さて、というわけで今回で新曲たちのセルフレビューも最終回ですね。前回のコラムで書いた通りですが、僕の中で『地獄』という言葉が非常に意味を持った大切な言葉になったんですよね。曲はわりとすぐに仕上がったんですけど。この曲はなかなか歌詞が書けなくて、一か月くらい掛かってしまいました。タイトルも付けてなくてそれまで『新曲5』とずっと呼ばれていたわけなんですが。
歌詞をちゃんと入れられたのは大分県の別府にある観光地にプライベートで出掛けられたのが大きかったですね。というか、それが全てです。別府は温泉の名所として知られているんですけど(ちなみに僕の故郷の群馬県も温泉の名所)、地獄巡りと言われる観光地がありまして、赤い温泉とか水色の温泉とか白い温泉を観て回れる観光がありまして、僕はレンタカーで青い温泉と赤い温泉を観てきました。本当に綺麗でいい匂いがして、街並みも穏やかでヤシの木とか生えてて、ずっと其処に留まりたくなるような風景がずっと続いていました。そこで見たこと、感じたことがなければきっと書けなかっただろうな、なんて今になって思うわけです。

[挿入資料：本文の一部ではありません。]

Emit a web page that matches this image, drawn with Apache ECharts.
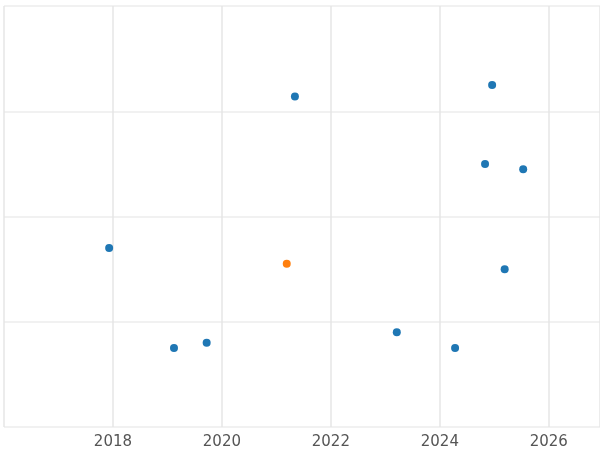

歌詞の中の主人公の僕は、よく眠れなくて嘘を嫌っていて言葉を持て余しているのです。ああ、まるで実際の僕みたいだなって思いながら今改めて聴いています。大切な誰かがいなくなってしまうことは僕の人生の中ではいつも地獄なのです。だけど、不思議と時間が経てばその地獄も遠くなってしまうものですね。苦しみも怒りもだんだんと和らいで、だけどほんの少し心に残っている澱のようなものが書きたかったんじゃないかなあ、と。歌詞の中でも『君に伝えたいことも忘れたよ きっとそれで良かったと思うんだよ』と言っていて、言いたかったことも、伝えたかったことも、全部は伝えきれなくて自分の中で消えてしまうんだな、なんて今の僕は思うわけだけど。皆さんは、なんか深いな、及川さんって天才だなって思って頂けたら万事おっけーでございます。この曲の中では『森を抜ければ別の地獄さ』って部分が僕は一番好きなんだけど、青い地獄から赤い地獄へ向かう途中に森を車で走ったのをそのまま書きました。それがなんだか人生みたいだったんですよね。結局、生きてる限り地獄巡りなんだなって。だから開き直って地獄を楽しもうぜって。少しは強くなれたかな。聴きどころはやっぱりアルトサックスのソロと曲の最後のエンディング感じゃないでしょうか。三曲ともいい曲です。皆さん買ってね、何度も聴いてね。御機嫌よう。